Intrusive surveys to support Rochester Airport’s expansion plans
Rochester Airport's expansion plans have been supported by Igne who were called to conduct intrusive surveys.
Like so many areas in the south east of England, the Rochester Airport site in Kent, which today is home to the Kent and Sussex Air Ambulance, was heavily bombed during WWII.
Earlier this year, the airport’s owners decided to make significant improvements, and to expand. Plans included:
- Refurbishing hangar three
- Building a new control tower and classrooms
- Developing a space for the building of aircraft, and
- Building a new aircraft hangar
To support the airport’s plans, main contractor Kier called Igne to help make the entire site safe before intrusive construction works could begin.
After an initial desktop assessment that confirmed the site was at high risk from the threat of encountering unexploded ordnance, Igne’s UK Land team devised a suitable solution to clear the site for Keir.
Utilising intrusive survey methods, the site was assessed for ordnance.
Lead Driller Neil Snowball worked to drill 142 holes through the chalk and clay ground conditions. Holes were drilled to 9m depths and probes were dropped for the detection of unexploded ordnance.
The geophysical data was assessed on site by an explosive ordnance detection (EOD) engineer, and quality assured in real time at Igne’s Kent offices.
Fortunately no ordnance was detected, and the site was declared safe for construction work to commence.
People also ask:
What is a UXO desktop study?
This is a first step in the explosive threat mitigation process. A desktop UXO study will assess historical records, anecdotal evidence and Igne's own databases of unexploded ordnance finds to determine whether a site is at low, medium or high risk of UXO contamination.
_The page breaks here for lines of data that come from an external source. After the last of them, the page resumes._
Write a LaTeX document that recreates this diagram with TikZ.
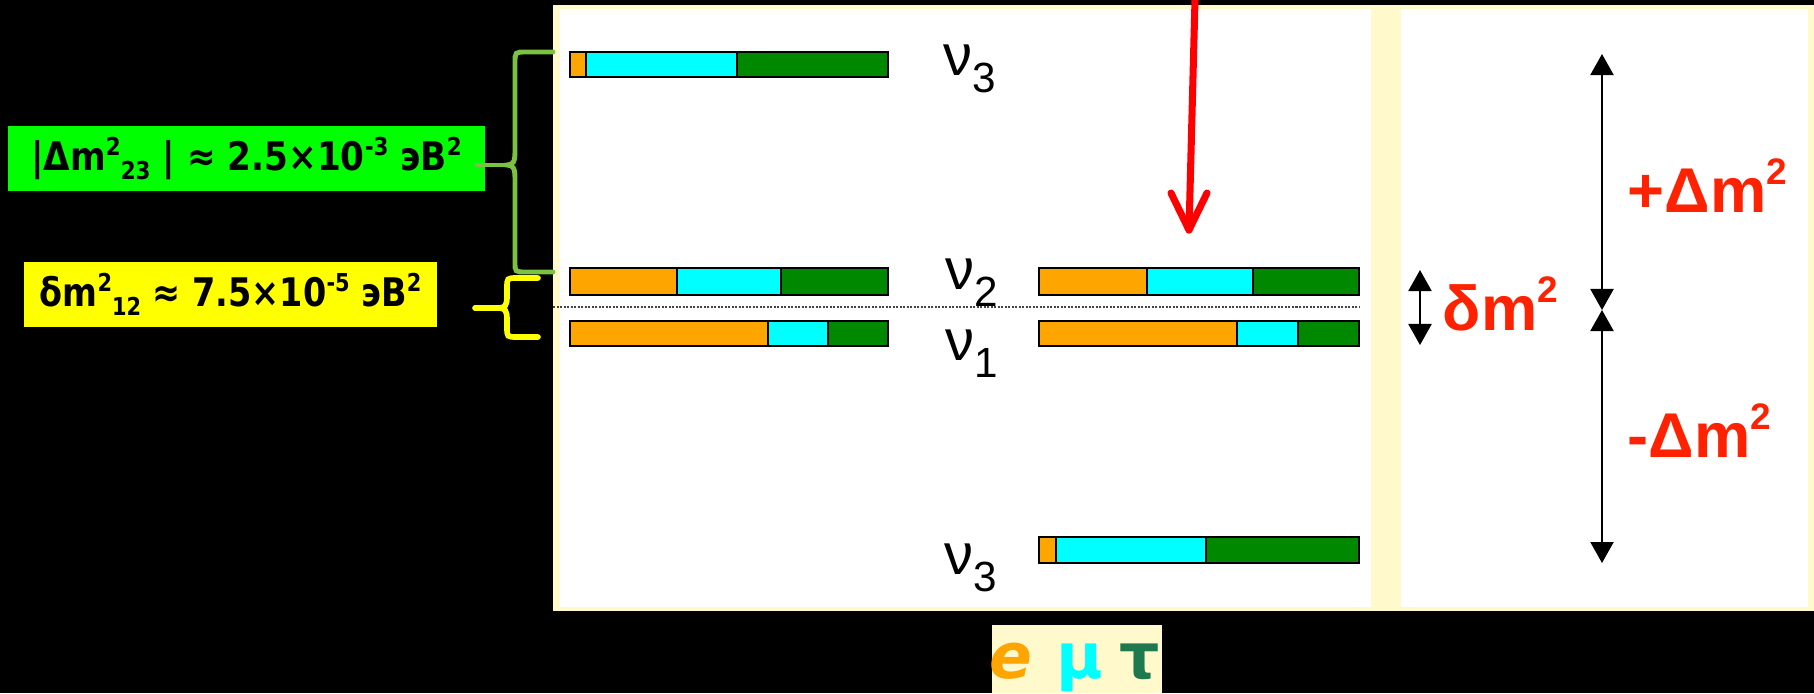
\documentclass[tikz,border=0pt]{standalone}
\usepackage{fontspec}
\setmainfont{DejaVu Sans}
\newfontfamily\arialf{Liberation Sans}
\usetikzlibrary{arrows.meta}
\definecolor{nuorange}{HTML}{FFA500}
\definecolor{nucyan}{HTML}{00FFFF}
\definecolor{nugreen}{HTML}{008800}
\definecolor{cream}{HTML}{FFF9CC}
\definecolor{boxgreen}{HTML}{00FF00}
\definecolor{boxyellow}{HTML}{FFFF00}
\definecolor{bracegreen}{HTML}{7CC242}
\definecolor{labred}{HTML}{FF2200}
\definecolor{taugreen}{HTML}{1E7A4E}
\definecolor{dotgray}{HTML}{444444}
\newcommand\bup[1]{\raisebox{0.15cm}{\fontsize{7}{7}\selectfont #1}}
\newcommand\bdn[1]{\raisebox{-0.09cm}{\fontsize{7}{7}\selectfont #1}}
\newcommand\nusub[1]{\raisebox{-0.17cm}{\fontsize{12}{12}\selectfont #1}}
\newcommand\rsup[1]{\raisebox{0.27cm}{\fontsize{10.5}{10.5}\selectfont #1}}
\newcommand\mixbar[6]{%
  \fill[nuorange] (#3,#1) rectangle (#4,#2);
  \fill[nucyan] (#4,#1) rectangle (#5,#2);
  \fill[nugreen] (#5,#1) rectangle (#6,#2);
  \draw[barline] (#3,#1) rectangle (#6,#2) (#4,#1) -- (#4,#2) (#5,#1) -- (#5,#2);
}
\tikzset{
  barline/.style={draw=black, line width=0.6pt},
  nulab/.style={anchor=base west, inner sep=0pt, font=\arialf\fontsize{16.5}{16.5}\selectfont},
  redlab/.style={anchor=base west, inner sep=0pt, text=labred, font=\arialf\bfseries\fontsize{18}{18}\selectfont},
  boxtext/.style={inner sep=0pt, text=black, font=\bfseries\fontsize{11.2}{12}\selectfont},
  dblarrow/.style={line width=0.6pt, {Triangle[width=0.23cm,length=0.21cm]}-{Triangle[width=0.23cm,length=0.21cm]}},
  redarr/.style={draw=red, line width=2pt, line cap=round, line join=round},
  gbrace/.style={draw=bracegreen, line width=1.4pt, line cap=round},
  ybrace/.style={draw=boxyellow, line width=1.6pt, line cap=round},
  leg/.style={inner sep=0pt, anchor=base, font=\bfseries\fontsize{18}{18}\selectfont}
}
\begin{document}
\begin{tikzpicture}[x=0.01cm, y=-0.01cm]
\useasboundingbox (0,0) rectangle (1814,693);
\fill[black] (0,0) rectangle (1814,693);
% panel
\fill[cream] (553,5) rectangle (1814,611);
\fill[white] (560,9) rectangle (1808,607);
\fill[cream] (1371,9) rectangle (1401,607);
% dotted line
\draw[dotgray, line width=0.7pt, dash pattern=on 0.02cm off 0.015cm] (553,307) -- (1359,307);
% bars
\mixbar{52}{77}{570}{586}{737}{888}
\mixbar{268}{295}{570}{677}{781}{888}
\mixbar{321}{346}{570}{768}{828}{888}
\mixbar{268}{295}{1039}{1147}{1253}{1359}
\mixbar{321}{346}{1039}{1237}{1298}{1359}
\mixbar{537}{563}{1039}{1056}{1206}{1359}
% nu labels
\node[nulab] (nu3a) at (943,75) {ν\nusub{3}};
\node[nulab] (nu2) at (945,289) {ν\nusub{2}};
\node[nulab] (nu1) at (945,360) {ν\nusub{1}};
\node[nulab] (nu3b) at (944,574) {ν\nusub{3}};
% red arrow
\coordinate (rTop) at (1195,0);
\coordinate (rTip) at (1189,230);
\coordinate (rWl) at (1171,193);
\coordinate (rWr) at (1207,193);
\draw[redarr] (rTop) -- (rTip);
\draw[redarr] (rWl) -- (rTip) -- (rWr);
% delta arrows
\coordinate (dTop) at (1420,270);
\coordinate (dBot) at (1420,345);
\draw[dblarrow] (dTop) -- (dBot);
\coordinate (LTop) at (1602,54);
\coordinate (LMid) at (1602,310);
\coordinate (LBot) at (1602,563);
\draw[dblarrow] (LTop) -- (LMid);
\draw[dblarrow] (LMid) -- (LBot);
\node[redlab] (dm) at (1442,330) {δm\rsup{2}};
\node[redlab] (pdm) at (1627,212) {+Δm\rsup{2}};
\node[redlab] (mdm) at (1627,457) {-Δm\rsup{2}};
% left boxes
\node[fill=boxgreen, minimum width=4.77cm, minimum height=0.65cm, inner sep=0pt] (gbox) at (246.5,158.5) {};
\node[boxtext] (gtext) at (246.5,158.5) {\scalebox{0.87}[1]{|Δm\bup{2}\bdn{23}\ |\ ≈ 2.5×10\bup{-3} эВ\bup{2}}};
\node[fill=boxyellow, minimum width=4.13cm, minimum height=0.65cm, inner sep=0pt] (ybox) at (230.5,294.5) {};
\node[boxtext] (ytext) at (230.5,294.5) {\scalebox{0.85}[1]{δm\bup{2}\bdn{12} ≈ 7.5×10\bup{-5} эВ\bup{2}}};
% braces
\draw[ybrace] (538,278) -- (517,278) .. controls (507,278) .. (507,288) -- (507,297) .. controls (507,305) and (505,308) .. (499,308) .. controls (505,308) and (507,311) .. (507,319) -- (507,327) .. controls (507,337) .. (517,337) -- (538,337);
\draw[ybrace] (499,308) -- (475,308);
\draw[gbrace] (553,52) -- (526,52) .. controls (515,52) .. (515,63) -- (515,152) .. controls (515,162) and (513,165) .. (507,165) .. controls (513,165) and (515,168) .. (515,178) -- (515,262) .. controls (515,272) .. (526,272) -- (553,272);
\draw[gbrace] (507,165) -- (477,165);
% legend
\node[fill=cream, minimum width=1.70cm, minimum height=0.68cm, inner sep=0pt] (legend) at (1077,659) {};
\node[leg, text=nuorange, font=\bfseries\itshape\fontsize{18}{18}\selectfont] (le) at (1011,678) {e};
\node[leg, text=nucyan] (lmu) at (1080,678) {μ};
\node[leg, text=taugreen] (ltau) at (1140,678) {τ};
\end{tikzpicture}
\end{document}
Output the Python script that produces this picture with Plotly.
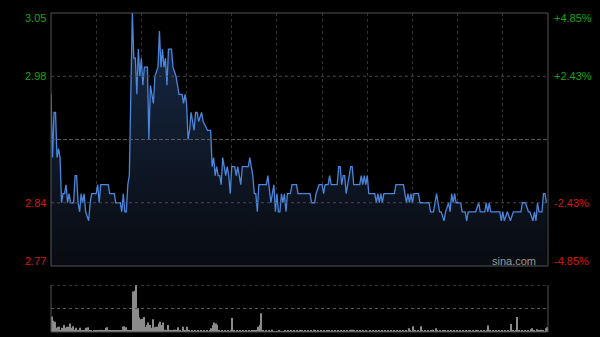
import plotly.graph_objects as go

# ---- data ----
price_min = [0,1,2,3,4,5,6,7,8,9,10,11,12,13,15,16,17,18,19,20,21,22,23,25,26,27,30,31,32,33,38,39,42,43,46,47,48,49,50,51,52,54,
             55,56,57,58,59,60,61,62,64,65,66,68,69,71,72,73,74,75,76,77,78,80,81,83,85,87,88,89,90,91,92,93,95,96,97,98,100,101,104,106,
             107,108,109,110,111,112,113,114,115,116,117,118,119,120,122,123,124,125,126,127,131,132,133,134,135,136,137,138,141,143,144,145,
             146,147,148,149,150,151,152,153,154,155,156,157,159,160,163,164,172,173,175,176,178,180,181,182,184,185,186,190,191,192,193,194,
             195,196,197,199,200,201,205,206,207,208,209,210,211,215,216,217,218,219,220,221,228,229,234,235,236,237,238,239,240,241,244,245,
             251,252,254,256,258,259,261,262,264,265,266,267,268,269,272,273,275,276,277,282,284,285,288,289,290,291,292,298,299,300,301,303,
             305,307,312,313,315,317,318,320,321,322,323,324,326,327,328,329]
price_val = [2.96,2.89,2.94,2.94,2.89,2.90,2.89,2.84,2.85,2.85,2.86,2.84,2.85,2.84,2.84,2.87,2.87,2.84,2.83,2.85,2.84,2.85,2.83,2.82,2.84,2.85,2.85,2.86,2.84,2.86,2.86,2.85,2.85,2.84,2.84,2.83,2.85,2.83,2.83,2.86,2.87,3.05,
             3.00,3.00,2.96,3.01,2.98,3.00,2.97,2.99,2.99,2.91,2.97,2.95,2.98,2.99,3.03,2.99,3.01,2.99,3.00,2.97,3.01,3.01,2.99,2.98,2.96,2.96,2.95,2.96,2.95,2.91,2.92,2.94,2.92,2.94,2.94,2.93,2.94,2.93,2.92,2.92,
             2.88,2.89,2.87,2.88,2.87,2.87,2.86,2.89,2.88,2.87,2.88,2.87,2.85,2.88,2.88,2.87,2.88,2.87,2.86,2.88,2.88,2.89,2.88,2.87,2.85,2.85,2.83,2.86,2.86,2.86,2.87,2.85,
             2.84,2.85,2.86,2.83,2.85,2.83,2.83,2.85,2.84,2.85,2.83,2.85,2.85,2.86,2.86,2.85,2.85,2.84,2.84,2.85,2.86,2.86,2.85,2.86,2.86,2.87,2.86,2.86,2.88,2.88,2.86,2.87,
             2.87,2.85,2.86,2.88,2.88,2.86,2.86,2.87,2.86,2.87,2.86,2.87,2.85,2.85,2.84,2.85,2.84,2.85,2.84,2.85,2.85,2.86,2.86,2.85,2.84,2.85,2.84,2.85,2.84,2.85,2.85,2.84,
             2.84,2.83,2.83,2.85,2.83,2.83,2.82,2.83,2.84,2.83,2.85,2.84,2.85,2.84,2.84,2.83,2.83,2.82,2.83,2.83,2.84,2.83,2.83,2.84,2.83,2.84,2.83,2.83,2.82,2.83,2.82,2.83,
             2.82,2.83,2.83,2.84,2.84,2.83,2.83,2.82,2.83,2.82,2.84,2.83,2.83,2.85,2.85,2.84]

volume = [33,24,22,9,11,11,4,9,15,9, 11,11,18,9,12,5,9,4,5,9, 3,3,5,9,10,3,3,2,3,3, 3,4,3,5,3,4,9,10,3,4,
          3,4,3,4,3,3,4,11,12,10, 5,3,4,3,86,88,100,51,31,27, 28,32,11,15,20,15,9,27,10,11, 11,18,22,15,20,5,3,15,5,3,
          4,5,5,4,10,3,2,11,3,3, 11,3,2,3,2,3,2,3,2,3, 2,3,2,3,2,3,8,15,20,18, 15,3,2,3,2,3,2,3,2,3,
          30,3,2,3,2,3,2,3,2,3, 2,3,2,3,3,3,5,11,15,40, 4,2,3,2,3,2,5,2,2,2, 2,4,2,2,2,4,2,3,2,3,
          2,3,2,3,2,3,3,2,3,2, 3,2,3,2,5,3,2,3,2,3, 2,3,2,3,4,2,3,2,3,2, 3,2,4,2,3,2,3,2,3,5,
          5,3,2,3,2,3,2,3,2,3, 2,3,2,3,2,3,2,3,2,3, 2,4,2,3,2,3,2,3,2,3, 2,3,2,3,2,3,2,8,3,2,
          12,3,2,3,2,12,3,2,3,2, 3,2,3,5,2,8,3,2,3,2, 3,4,2,3,2,3,2,3,2,3, 2,3,2,3,2,3,2,3,4,2,
          3,2,3,4,2,3,2,3,2,3, 14,3,2,3,2,3,2,3,2,3, 2,3,2,3,2,17,3,2,3,32, 3,2,3,2,3,2,3,2,6,8,
          3,2,6,3,3,5,3,2,8,10]
vol_min = list(range(len(volume)))

left_ticks = [3.05, 2.98, 2.84, 2.77]
right_ticks = ["+4.85%", "+2.43%", "-2.43%", "-4.85%"]
prev_close = 2.91
y_lo, y_hi = 2.77, 3.05
x_span = 330

fig = go.Figure()
fig.add_trace(go.Scatter(
    x=price_min, y=price_val, mode="lines",
    line=dict(color="#4a86dc", width=1.3),
    fill="tozeroy",
    fillgradient=dict(type="vertical", start=y_lo, stop=y_hi,
                      colorscale=[[0, "rgb(8,11,16)"], [1, "rgb(24,42,72)"]]),
    hoverinfo="skip", showlegend=False, xaxis="x", yaxis="y"))
fig.add_trace(go.Bar(
    x=vol_min, y=volume, marker=dict(color="#8a8a8a", line=dict(width=0)),
    hoverinfo="skip", showlegend=False, xaxis="x2", yaxis="y2"))

H = 337 - 13 - 5
main_lo = (332 - 266) / H
vol_hi = (332 - 285) / H

fig.update_layout(
    width=600, height=337,
    margin=dict(l=51, r=52, t=13, b=5),
    paper_bgcolor="#000000", plot_bgcolor="#000000",
    bargap=0.3,
    xaxis=dict(domain=[0, 1], range=[0, x_span], showticklabels=False, zeroline=False,
               showgrid=True, tick0=0, dtick=30, griddash="dot", gridcolor="#333333", gridwidth=1,
               ticks="", showline=False, fixedrange=True),
    yaxis=dict(domain=[main_lo, 1], range=[y_lo, y_hi], showticklabels=False, zeroline=False,
               showgrid=False, showline=False, fixedrange=True),
    xaxis2=dict(domain=[0, 1], range=[-0.5, x_span - 0.5], anchor="y2", showticklabels=False,
                zeroline=False, showgrid=False, showline=False, fixedrange=True),
    yaxis2=dict(domain=[0, vol_hi], range=[0, 100], anchor="x2", showticklabels=False,
                zeroline=False, showgrid=False, showline=False, fixedrange=True),
)

shapes = []
for v in [2.98, 2.84]:
    shapes.append(dict(type="line", xref="paper", yref="y", x0=0, x1=1, y0=v, y1=v,
                       line=dict(color="#4a4a4a", width=1, dash="dot")))
shapes.append(dict(type="line", xref="paper", yref="y", x0=0, x1=1, y0=prev_close, y1=prev_close,
                   line=dict(color="#5a5a5a", width=1, dash="4px,2px")))
shapes.append(dict(type="rect", xref="paper", yref="paper", x0=0, x1=1, y0=main_lo, y1=1,
                   line=dict(color="#555555", width=1)))
shapes.append(dict(type="line", xref="paper", yref="y2", x0=0, x1=1, y0=100, y1=100,
                   line=dict(color="#5a5a5a", width=1, dash="dot")))
shapes.append(dict(type="line", xref="paper", yref="y2", x0=0, x1=1, y0=50, y1=50,
                   line=dict(color="#5a5a5a", width=1, dash="dot")))
for xp in [0, 1]:
    shapes.append(dict(type="line", xref="paper", yref="paper", x0=xp, x1=xp, y0=0, y1=vol_hi,
                       line=dict(color="#555555", width=1)))
shapes.append(dict(type="line", xref="paper", yref="paper", x0=0, x1=1, y0=0, y1=0,
                   line=dict(color="#444444", width=1)))
fig.update_layout(shapes=shapes)

green, red = "#17a317", "#d4190f"
font = "Arial, Liberation Sans, sans-serif"
ann = []
yshift = [-5, 0, 0, 5]
for i, v in enumerate(left_ticks):
    col = green if v > prev_close else red
    ann.append(dict(x=0, xref="paper", y=v, yref="y", xanchor="right", yanchor="middle",
                    xshift=-3, yshift=yshift[i], text=f"{v:.2f}", showarrow=False,
                    font=dict(family=font, size=11, color=col)))
    ann.append(dict(x=1, xref="paper", y=v, yref="y", xanchor="left", yanchor="middle",
                    xshift=4, yshift=yshift[i], text=right_ticks[i], showarrow=False,
                    font=dict(family=font, size=11, color=col)))
ann.append(dict(x=1, xref="paper", y=y_lo, yref="y", xanchor="right", yanchor="middle",
                xshift=-10, yshift=5, text="sina.com", showarrow=False,
                font=dict(family=font, size=11, color="#9a9a9a")))
fig.update_layout(annotations=ann)

fig.write_html("out.html")
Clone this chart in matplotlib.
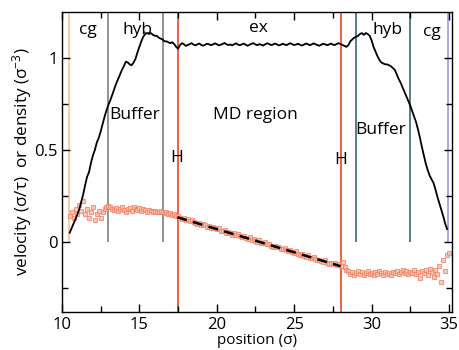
import numpy as np
import matplotlib
matplotlib.use("Agg")
import matplotlib.pyplot as plt

plt.rcParams['font.family'] = ['Open Sans', 'DejaVu Sans']
plt.rcParams['mathtext.fontset'] = 'custom'
plt.rcParams['mathtext.rm'] = 'Open Sans'
plt.rcParams['mathtext.it'] = 'Open Sans'

# density profile (sigma^-3), sampled every 0.125 sigma starting at 10.5
density_start = 10.5
density_step = 0.125
density = [
    0.05, 0.075, 0.10, 0.125, 0.15, 0.18, 0.22, 0.26, 0.31, 0.355, 0.38, 0.43,
    0.47, 0.50, 0.54, 0.565, 0.60, 0.64, 0.68, 0.715, 0.745, 0.77, 0.80, 0.83,
    0.86, 0.885, 0.91, 0.935, 0.955, 0.98, 0.975, 0.965, 0.96, 0.975, 0.995, 1.03,
    1.06, 1.09, 1.115, 1.13, 1.135, 1.13, 1.135, 1.125, 1.12, 1.12, 1.11, 1.105,
    1.10, 1.09, 1.09, 1.085, 1.08, 1.085, 1.075, 1.06, 1.05, 1.07, 1.08, 1.075, 1.065,
    1.07, 1.075, 1.08, 1.072, 1.068, 1.074, 1.078, 1.07, 1.066, 1.072, 1.077, 1.074,
    1.069, 1.073, 1.079, 1.075, 1.068, 1.071, 1.076, 1.081, 1.074, 1.07, 1.073, 1.068,
    1.075, 1.079, 1.072, 1.069, 1.074, 1.078, 1.071, 1.066, 1.072, 1.077, 1.08, 1.073,
    1.069, 1.075, 1.071, 1.067, 1.074, 1.079, 1.076, 1.07, 1.072, 1.078, 1.074, 1.068,
    1.071, 1.077, 1.073, 1.069, 1.075, 1.08, 1.074, 1.07, 1.073, 1.077, 1.071, 1.067,
    1.072, 1.078, 1.075, 1.069, 1.073, 1.079, 1.074, 1.07, 1.066, 1.072, 1.077, 1.074,
    1.069, 1.073, 1.078, 1.072, 1.07, 1.076,
    1.08, 1.075, 1.07, 1.065, 1.06, 1.07, 1.09, 1.10, 1.11, 1.115, 1.12, 1.13,
    1.135, 1.125, 1.135, 1.13, 1.12, 1.095, 1.06, 1.035, 1.01, 0.99, 0.975, 0.97,
    0.965, 0.965, 0.96, 0.955, 0.945, 0.935, 0.91, 0.885, 0.865, 0.84, 0.815, 0.79,
    0.765, 0.74, 0.71, 0.68, 0.65, 0.61, 0.565, 0.515, 0.47, 0.425, 0.39, 0.36,
    0.34, 0.32, 0.285, 0.245, 0.21, 0.175, 0.14, 0.10, 0.07,
]

# velocity profile (sigma/tau), sampled every 0.125 sigma starting at 10.5
velocity_start = 10.5
velocity_step = 0.125
velocity = [
    0.14, 0.16, 0.13, 0.18, 0.15, 0.20, 0.17, 0.22, 0.15, 0.18, 0.13, 0.16,
    0.19, 0.12, 0.15, 0.17, 0.13, 0.16, 0.18, 0.19, 0.195, 0.19, 0.18, 0.175,
    0.185, 0.17, 0.18, 0.19, 0.175, 0.165, 0.18, 0.185, 0.17, 0.19, 0.18, 0.175,
    0.185, 0.17, 0.18, 0.175, 0.165, 0.175, 0.17, 0.16, 0.17, 0.165, 0.16, 0.17,
    0.16, 0.155, 0.16, 0.15, 0.155, 0.145, 0.15, 0.14,
    0.14, 0.13, 0.125, 0.13, 0.118, 0.122, 0.112, 0.118, 0.108, 0.105,
    0.10, 0.104, 0.092, 0.098, 0.09, 0.082, 0.088, 0.078, 0.081, 0.074,
    0.068, 0.074, 0.062, 0.058, 0.066, 0.05, 0.055, 0.046, 0.04, 0.048,
    0.036, 0.042, 0.03, 0.026, 0.034, 0.02, 0.017, 0.025, 0.01, 0.014,
    0.006, 0.0, 0.01, -0.004, -0.008, 0.0, -0.014, -0.01, -0.02, -0.026,
    -0.02, -0.03, -0.028, -0.036, -0.04, -0.034, -0.046, -0.05, -0.044, -0.056,
    -0.058, -0.052, -0.064, -0.07, -0.066, -0.074, -0.08, -0.072, -0.086, -0.09,
    -0.084, -0.092, -0.1, -0.096, -0.104, -0.108, -0.1, -0.112, -0.118, -0.112,
    -0.122, -0.116, -0.128, -0.12, -0.132,
    -0.11, -0.135, -0.15, -0.16, -0.175, -0.165, -0.18, -0.17, -0.16, -0.175,
    -0.165, -0.18, -0.17, -0.16, -0.175, -0.17, -0.18, -0.165, -0.175, -0.16,
    -0.17, -0.18, -0.165, -0.175, -0.17, -0.18, -0.165, -0.17, -0.16, -0.175,
    -0.165, -0.155, -0.17, -0.16, -0.175, -0.165, -0.17, -0.155, -0.175, -0.165,
    -0.195, -0.16, -0.17, -0.15, -0.18, -0.145, -0.165, -0.19, -0.155, -0.175,
    -0.13, -0.22, -0.1, -0.16, -0.07, -0.06,
]

# linear fit through the MD region
fit_x = [17.45, 28.0]
fit_y = [0.134, -0.132]

# region boundaries
boundary_x = [10.45, 13.0, 16.5, 17.5, 28.0, 29.0, 32.5, 34.95]
boundary_color = ['#f8c490', '#7f7f7f', '#7f7f7f', '#f0603c', '#f0603c',
                  '#3d6670', '#3d6670', '#9c9ce0']
boundary_full = [False, False, False, True, True, False, False, False]

labels_top = ['cg', 'hyb', 'ex', 'hyb', 'cg']
labels_top_x = [11.7, 14.85, 22.7, 31.0, 33.9]
labels_top_y = [1.15, 1.15, 1.165, 1.15, 1.14]
labels_mid = ['Buffer', 'MD region', 'Buffer', 'H', 'H']
labels_mid_x = [14.7, 22.5, 30.6, 17.4, 28.0]
labels_mid_y = [0.69, 0.69, 0.61, 0.455, 0.445]

fig = plt.figure(figsize=(4.59, 3.5), dpi=100)
ax = fig.add_axes([0.135, 0.109, 0.850, 0.857])

ymin, ymax = -0.38, 1.25
ax.set_xlim(10, 35.2)
ax.set_ylim(ymin, ymax)

for bx, bc, bf in zip(boundary_x, boundary_color, boundary_full):
    ax.vlines(bx, ymin if bf else 0, ymax, color=bc, lw=1.4 if bf else 1.2, zorder=1)

vx = velocity_start + velocity_step * np.arange(len(velocity))
ax.plot(vx, velocity, linestyle='none', marker='s', markersize=3.4,
        markerfacecolor='#f9c0ad', markeredgecolor='#f3866a', markeredgewidth=0.8,
        alpha=0.8, zorder=2)

ax.plot(fit_x, fit_y, color='black', lw=1.8, dashes=(4, 2.5), zorder=3)

dx = density_start + density_step * np.arange(len(density))
ax.plot(dx, density, color='black', lw=1.3, zorder=3)

for t, x, y in zip(labels_top, labels_top_x, labels_top_y):
    ax.text(x, y, t, ha='center', va='center', fontsize=12.5)
for t, x, y in zip(labels_mid, labels_mid_x, labels_mid_y):
    ax.text(x, y, t, ha='center', va='center', fontsize=12.5)

ax.set_xticks([10, 15, 20, 25, 30, 35])
ax.set_xticks([12.5, 17.5, 22.5, 27.5, 32.5], minor=True)
ax.set_yticks([0, 0.5, 1])
ax.set_yticklabels(['0', '0.5', '1'])
ax.set_yticks([-0.25, 0.25, 0.75], minor=True)
ax.tick_params(which='both', direction='in', top=True, right=True, labelsize=12)
ax.tick_params(axis='y', pad=3)
ax.tick_params(which='major', length=6, width=1)
ax.tick_params(which='minor', length=4, width=1)
for s in ax.spines.values():
    s.set_linewidth(1.0)

ax.set_xlabel('position (σ)', fontsize=11, labelpad=0)
ax.set_ylabel('velocity (σ/τ)  or density (σ$^{-3}$)', fontsize=12.3, labelpad=0)

fig.savefig('out.png', dpi=100)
How do intrusive surveys work?
Intrusive surveys enable Igne's geophysicists and explosive ordnance disposal experts to identify whether there are any items of explosive ordnance buried on a site. At Igne we have two intrusive survey methods. We either push magnetometers into the ground using hydraulic rams or we lower magnetometers into non-ferrous tubes inserted into boreholes formed using a rotary drill. At Rochester Airport we used the latter method. The data gathered is then assessed until an entire site is clear of any UXO threat.